Michael Falgares' idea came to him during a trip to Amsterdam: Why not make video games portable? In 2008, he traveled with his father, Phil, to the Netherlands to check out the latest in video game technology, a dance pad called iDance that lets up to 32 players participate at once. The Falgareses signed up to become U.S. resellers.
But the younger Falgares, of Asbury Park, N.J.--who has taught first grade, fifth grade and special education, owned a preschool and worked as a DJ-- wasn't interested in just selling the pads. So he had a trailer outfitted with 16 vibrating gaming seats and flat-screen TVs, installed a rockin' sound system and plugged in gaming systems with a huge assortment of the latest games. Add to that the iDance pads, laser tag and a ball cannon, and Gamin' Ride was born.
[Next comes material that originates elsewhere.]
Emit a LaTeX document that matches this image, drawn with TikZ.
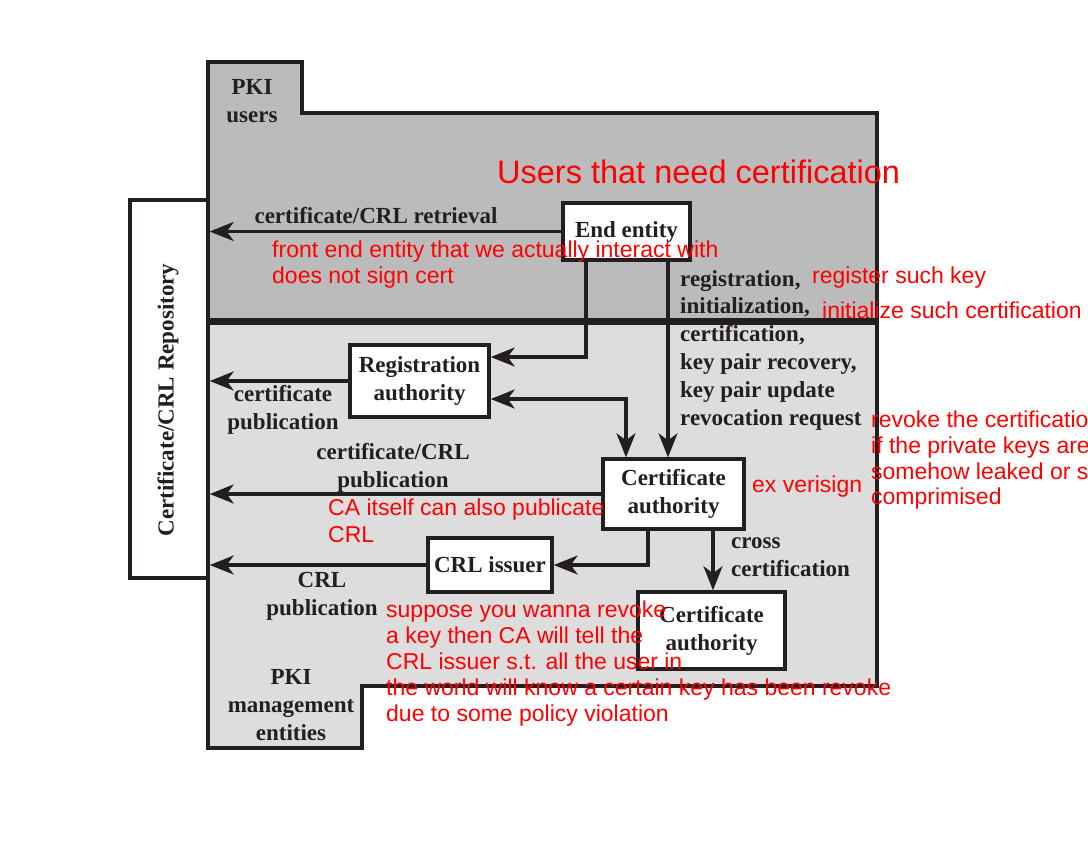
\documentclass[tikz,border=0pt]{standalone}
\usepackage{fontspec}
\setmainfont{Liberation Serif}
\newfontfamily\annfont{Liberation Sans}
\usetikzlibrary{arrows.meta}
\definecolor{ink}{HTML}{231F20}
\definecolor{usergray}{HTML}{BBBBBB}
\definecolor{mgmtgray}{HTML}{DDDDDD}
\definecolor{annred}{HTML}{FF0000}
\begin{document}
\begin{tikzpicture}[x=1pt,y=-1pt,
 region/.style={draw=ink, line width=3.5pt, line join=miter},
 entbox/.style={draw=ink, fill=white, line width=3.4pt, inner sep=0pt, align=center, font=\bfseries\fontsize{23}{28}\selectfont, text=ink},
 lbl/.style={inner sep=0pt, font=\bfseries\fontsize{23}{27.8}\selectfont, text=ink},
 conn/.style={draw=ink, line width=3.2pt, -{Stealth[length=24pt,width=19pt,inset=7pt]}},
 conntwo/.style={draw=ink, line width=3.2pt, {Stealth[length=24pt,width=19pt,inset=7pt]}-{Stealth[length=24pt,width=19pt,inset=7pt]}},
 note/.style={inner sep=0pt, anchor=base west, text=annred, font=\annfont\fontsize{23}{26}\selectfont},
]
\useasboundingbox (0,0) rectangle (1088,841);
\fill[white] (0,0) rectangle (1088,841);
% regions
\draw[region, fill=usergray] (208,62) -- (302,62) -- (302,113) -- (877,113) -- (877,320) -- (208,320) -- cycle;
\draw[region, fill=mgmtgray] (208,323) -- (877,323) -- (877,686) -- (362,686) -- (362,748) -- (208,748) -- cycle;
% repository
\node[entbox, minimum width=78pt, minimum height=378pt] (repo) at (169,389) {};
\node[lbl, rotate=90] (repotext) at (168,400) {Certificate/CRL Repository};
% boxes
\node[entbox, minimum width=127pt, minimum height=57pt] (ee) at (626.5,231.5) {End entity};
\node[entbox, minimum width=139pt, minimum height=72pt] (ra) at (419.5,381) {Registration\\authority};
\node[entbox, minimum width=141pt, minimum height=70pt] (ca) at (673.5,494) {Certificate\\authority};
\node[entbox, minimum width=124pt, minimum height=54pt] (crl) at (490,565) {CRL issuer};
\node[entbox, minimum width=147pt, minimum height=77pt] (catwo) at (711.5,630.5) {Certificate\\authority};
% connectors
\draw[conn] (ee.west) -- (ee.west -| repo.east);
\draw[conn] ([xshift=-40.5pt]ee.south) |- ([yshift=24pt]ra.east);
\draw[conn] ([xshift=41.5pt]ee.south) -- ([xshift=41.5pt]ee.south |- ca.north);
\draw[conntwo] ([yshift=-18pt]ra.east) -| ([xshift=-47.5pt]ca.north);
\draw[conn] (ra.west) -- (ra.west -| repo.east);
\draw[conn] (ca.west) -- (ca.west -| repo.east);
\draw[conn] ([xshift=-25.5pt]ca.south) |- (crl.east);
\draw[conn] (crl.west) -- (crl.west -| repo.east);
\draw[conn] ([xshift=39.5pt]ca.south) -- ([xshift=39.5pt]ca.south |- catwo.north);
% black labels
\node[lbl, align=center] (pkiusers) at (252,101) {PKI\\users};
\node[lbl, anchor=base] (retr) at (376,223) {certificate/CRL retrieval};
\node[lbl, align=left, anchor=west] (ops) at (680,350) {registration,\\initialization,\\certification,\\key pair recovery,\\key pair update\\revocation request};
\node[lbl, align=center] (certpub) at (283,410) {certificate\\publication};
\node[lbl, align=center] (crlpub) at (393,468) {certificate/CRL\\publication};
\node[lbl, align=center] (crlpubtwo) at (322,596) {CRL\\publication};
\node[lbl, align=left, anchor=west] (cross) at (731,557) {cross\\certification};
\node[lbl, align=center] (pkimgmt) at (291,705) {PKI\\management\\entities};
% red annotations
\node[note, font=\annfont\fontsize{32.5}{36}\selectfont] (n1) at (497,183) {Users that need certification};
\node[note] (n2) at (272,257) {front end entity that we actually interact with};
\node[note] (n3) at (272,283) {does not sign cert};
\node[note] (n4) at (812,283) {register such key};
\node[note] (n5) at (822,318) {initialize such certification};
\node[note] (n6) at (871,427) {revoke the certification};
\node[note] (n7) at (871,453) {if the private keys are};
\node[note] (n8) at (871,479) {somehow leaked or stolen};
\node[note] (n9) at (871,504) {comprimised};
\node[note] (n10) at (752,492) {ex verisign};
\node[note] (n11) at (328,515) {CA itself can also publicate};
\node[note] (n12) at (328,542) {CRL};
\node[note] (n13) at (386,617) {suppose you wanna revoke};
\node[note] (n14) at (386,643) {a key then CA will tell the};
\node[note] (n15) at (386,669) {CRL issuer s.t. all the user in};
\node[note] (n16) at (386,695) {the world will know a certain key has been revoke};
\node[note] (n17) at (386,721) {due to some policy violation};
\end{tikzpicture}
\end{document}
A little more than a year after the first trailer started pulling up at parties (two-hour packages start at $299), Gamin' Ride has 18 mobile gaming theaters in seven states and has sold master franchise rights in Mexico and India. The theaters also are a hit at store openings, game launches and corporate events.
Falgares hit pause to tell us about his mobile success.
Where do you get your trailers?
A company in Indiana makes them for us, and it puts up the aluminum walls and all the finishing touches, like security alarm systems, big lights, awnings and storage.
What's the response been?
I had three people coming in for a prospect day to see if they were interested in buying a franchise. They came to a party in Jersey City. Cars kept stopping to find out what we were all about, and we needed all three prospects to hand out cards and tell people about Gamin' Ride. It was the best situation--I couldn't have orchestrated it myself.
What happens on weekdays?
We have something called Earn and Burn--we earn money for schools and kids burn calories. Franchisees go into schools with the iDance and set it up so 150 kids can play the dance game. The kids exercise, raise money and win prizes like time in the Gamin' Ride trailer or laser tag. The schools do very well, and we do a 30/70 split.
Are girls into this, too?
In our first year, it's been about 20 percent girls, 80 percent boys. So in April, we're launching four units of Glamour Ride. It pulls up to a house, and the girls get "before" photos. Then on the trailer they all get ready for the "big show": getting their hair done, mani-pedis and glitter at stations in the theater. At the end of the party, the side of the trailer folds down and becomes a stage, and parents can watch the girls put on their show. There are also arts and crafts, karaoke; and they can stuff their own animals.
What's your favorite video game?
I actually don't like video games. I've never had an interest. I just want people to have good time.